How do we modify this to use the appropriate PyTorch lightning directives instead?
Thanks,
PS -
I tried, but the @staticmethod aspect is throwing me off, and when I tried passing in my pl.LightningModule as module I got a Python error about too many levels of recursion.
class FullGatherLayer_pl(torch.autograd.Function):
@staticmethod
def forward(ctx, x, module):
# module is supposed to be PyTorch Lightning module?
output = [torch.zeros_like(x) for _ in range(module.world_size())]
module.all_gather(output, x)
ctx.module = module # try overloading ctx to save for backward?
return tuple(output)
@staticmethod
def backward(ctx, *grads):
all_gradients = torch.stack(grads)
ctx.module.all_reduce(all_gradients) # actually it's not called all_reduce in pl.Trainer; what is it?

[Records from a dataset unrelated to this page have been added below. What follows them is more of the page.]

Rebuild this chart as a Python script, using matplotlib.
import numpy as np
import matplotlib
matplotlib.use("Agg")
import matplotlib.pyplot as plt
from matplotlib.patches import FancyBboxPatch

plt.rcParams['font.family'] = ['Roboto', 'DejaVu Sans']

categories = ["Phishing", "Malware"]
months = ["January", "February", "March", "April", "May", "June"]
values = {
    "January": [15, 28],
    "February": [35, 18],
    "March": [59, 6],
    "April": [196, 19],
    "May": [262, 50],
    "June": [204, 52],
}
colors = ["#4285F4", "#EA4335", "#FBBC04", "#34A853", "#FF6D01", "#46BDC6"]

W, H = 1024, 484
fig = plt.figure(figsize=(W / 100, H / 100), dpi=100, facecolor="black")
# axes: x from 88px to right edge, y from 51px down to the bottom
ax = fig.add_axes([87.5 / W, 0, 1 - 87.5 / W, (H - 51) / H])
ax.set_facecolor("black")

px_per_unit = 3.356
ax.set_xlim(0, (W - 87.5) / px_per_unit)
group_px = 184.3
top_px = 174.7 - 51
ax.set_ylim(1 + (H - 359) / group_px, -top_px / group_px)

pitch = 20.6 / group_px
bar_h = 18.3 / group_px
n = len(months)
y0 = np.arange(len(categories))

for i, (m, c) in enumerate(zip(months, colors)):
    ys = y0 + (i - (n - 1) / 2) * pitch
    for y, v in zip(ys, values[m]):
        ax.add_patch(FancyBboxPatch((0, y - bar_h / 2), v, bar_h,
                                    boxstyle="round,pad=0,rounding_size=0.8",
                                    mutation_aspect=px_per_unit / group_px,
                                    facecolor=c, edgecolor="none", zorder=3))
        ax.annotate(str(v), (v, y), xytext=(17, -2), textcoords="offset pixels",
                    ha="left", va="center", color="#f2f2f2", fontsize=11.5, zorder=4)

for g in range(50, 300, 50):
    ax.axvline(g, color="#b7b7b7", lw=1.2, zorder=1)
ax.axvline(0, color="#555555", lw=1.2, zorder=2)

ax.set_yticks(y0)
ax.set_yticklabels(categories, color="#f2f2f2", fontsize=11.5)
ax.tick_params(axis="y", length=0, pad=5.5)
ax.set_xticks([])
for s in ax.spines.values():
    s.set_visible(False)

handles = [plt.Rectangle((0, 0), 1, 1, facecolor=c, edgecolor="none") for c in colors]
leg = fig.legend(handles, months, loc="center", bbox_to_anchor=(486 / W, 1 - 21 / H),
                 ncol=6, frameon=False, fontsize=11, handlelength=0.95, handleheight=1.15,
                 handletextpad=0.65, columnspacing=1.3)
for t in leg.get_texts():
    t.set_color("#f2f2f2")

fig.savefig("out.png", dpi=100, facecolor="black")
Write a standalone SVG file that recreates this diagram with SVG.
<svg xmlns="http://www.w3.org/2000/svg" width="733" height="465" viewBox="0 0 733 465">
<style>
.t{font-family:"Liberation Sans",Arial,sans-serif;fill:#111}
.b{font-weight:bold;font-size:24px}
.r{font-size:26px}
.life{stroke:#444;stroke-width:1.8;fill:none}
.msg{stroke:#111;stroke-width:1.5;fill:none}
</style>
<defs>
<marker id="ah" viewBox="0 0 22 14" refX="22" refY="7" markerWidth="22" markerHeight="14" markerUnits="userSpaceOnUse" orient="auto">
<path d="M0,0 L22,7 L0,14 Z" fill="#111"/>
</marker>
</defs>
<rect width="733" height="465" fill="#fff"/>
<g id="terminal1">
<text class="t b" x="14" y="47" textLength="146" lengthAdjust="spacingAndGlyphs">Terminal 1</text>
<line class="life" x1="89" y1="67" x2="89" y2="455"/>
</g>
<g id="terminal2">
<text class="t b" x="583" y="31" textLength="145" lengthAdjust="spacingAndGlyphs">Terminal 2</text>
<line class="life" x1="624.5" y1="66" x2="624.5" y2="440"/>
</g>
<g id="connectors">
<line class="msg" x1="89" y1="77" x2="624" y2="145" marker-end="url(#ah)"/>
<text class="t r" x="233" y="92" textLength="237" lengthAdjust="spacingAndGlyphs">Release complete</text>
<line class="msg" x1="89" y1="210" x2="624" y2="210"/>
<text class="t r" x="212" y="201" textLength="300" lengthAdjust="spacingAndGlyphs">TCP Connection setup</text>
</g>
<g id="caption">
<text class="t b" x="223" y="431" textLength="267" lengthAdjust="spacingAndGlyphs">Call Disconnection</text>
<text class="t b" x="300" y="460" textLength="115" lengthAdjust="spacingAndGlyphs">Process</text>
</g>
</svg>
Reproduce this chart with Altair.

return all_gradients[dist.get_rank()]
This is very odd! Is the world size correctly set? Certainly should include results from all processes.

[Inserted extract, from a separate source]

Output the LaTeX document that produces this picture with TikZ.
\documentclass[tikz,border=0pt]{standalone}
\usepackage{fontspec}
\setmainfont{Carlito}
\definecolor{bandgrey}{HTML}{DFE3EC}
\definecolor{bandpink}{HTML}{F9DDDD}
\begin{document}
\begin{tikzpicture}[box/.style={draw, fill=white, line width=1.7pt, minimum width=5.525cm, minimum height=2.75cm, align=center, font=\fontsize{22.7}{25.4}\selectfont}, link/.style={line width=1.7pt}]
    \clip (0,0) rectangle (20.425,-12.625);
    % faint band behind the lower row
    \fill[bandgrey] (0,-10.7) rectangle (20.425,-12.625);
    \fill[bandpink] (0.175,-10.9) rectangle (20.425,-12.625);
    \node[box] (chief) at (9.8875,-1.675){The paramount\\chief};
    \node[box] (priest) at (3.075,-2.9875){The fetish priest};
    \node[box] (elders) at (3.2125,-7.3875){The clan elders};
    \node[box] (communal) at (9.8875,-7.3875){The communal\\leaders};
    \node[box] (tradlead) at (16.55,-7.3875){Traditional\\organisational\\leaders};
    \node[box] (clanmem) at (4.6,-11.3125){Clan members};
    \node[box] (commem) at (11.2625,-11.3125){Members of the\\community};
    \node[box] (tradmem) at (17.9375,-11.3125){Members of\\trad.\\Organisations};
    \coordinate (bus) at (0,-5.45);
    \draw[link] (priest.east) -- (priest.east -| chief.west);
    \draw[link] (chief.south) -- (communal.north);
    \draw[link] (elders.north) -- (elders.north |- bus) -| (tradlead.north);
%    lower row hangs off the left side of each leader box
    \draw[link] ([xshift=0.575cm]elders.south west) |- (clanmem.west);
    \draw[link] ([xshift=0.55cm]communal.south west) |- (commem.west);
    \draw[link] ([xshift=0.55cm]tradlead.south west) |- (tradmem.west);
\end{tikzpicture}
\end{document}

How do we modify this to use the appropriate PyTorch lightning directives instead?
For all_gather with support for backward/gradients, you can use
self.all_gather(..., sync_grads=True)
in the LightningModule directly.
This should be equivalent to the old (and today unneeded) FullGatherLayer. Back then, this wasn’t readily availabe in PyTorch, hence the special class. Could you give this a try?
PS: In 2022, I also converted vicreg to Lightning. If you want, I can invite you to the private repo if you share your GH username with me.
Re. world size being set correctly: ? Well, all other aspects of training work ok. We (@harmonai_org) have been using the recommended Lightning SLURM setup since…last August?.. Just never had to manually do our own gather/reduce until now.
Re. the self.all_gather(..., sync_grads=True): it was the self part that was giving the Python recursion errors.
YES I would LOVE to see your VICReg implementation! Thanks. GitHub username is @drscotthawley
Re. the self.all_gather(..., sync_grads=True) : it was the self part that was giving the Python recursion errors.
That’s interesting and weird. I’ve never seen this. Can I see how this can be reproduced? Do you have anything you could share to run to debug? And maybe the full error with stack trace would be useful too.
–
I invited you to my repo with the old code. I’m not sure how useful it is, it’s been a long time and maybe it’s too outdated (it also doesn’t use self.all_gather). I only produced it for a quick demo and it might be missing some parts.
Here is the file with the LightningModule implementation: https://github.com/awaelchli/vicreg-lightning/blob/convert-to-lightning/main.py
This may be due to to an SBATCH script error regarding the number of tasks per node. A little more work on my end may produce a solution. Will update later.
I am also working on self-supervised learning task that requires constructing a similarity matrix (with dimensions (batch_size, batch_size) before computing the loss value, but I want to concatenate the embeddings among the multiple GPUs before constructing the similarity matrix and then computing the loss value. This similarity matrix should have dimensions (num_gpus * batch_size, num_gpus * batch_size).
Since I am using pytorch lightning for data-distribution parallelism, how were you able to implement the FullyGatherLayer in the training_step hook? Is your publicly-readable example available, and if so, may you share the link with me?
Is possible for me to see the private repo implementation of VICReg? I am working on Self-supervised learning and want to put together a training procedure for multiple GPUs as well.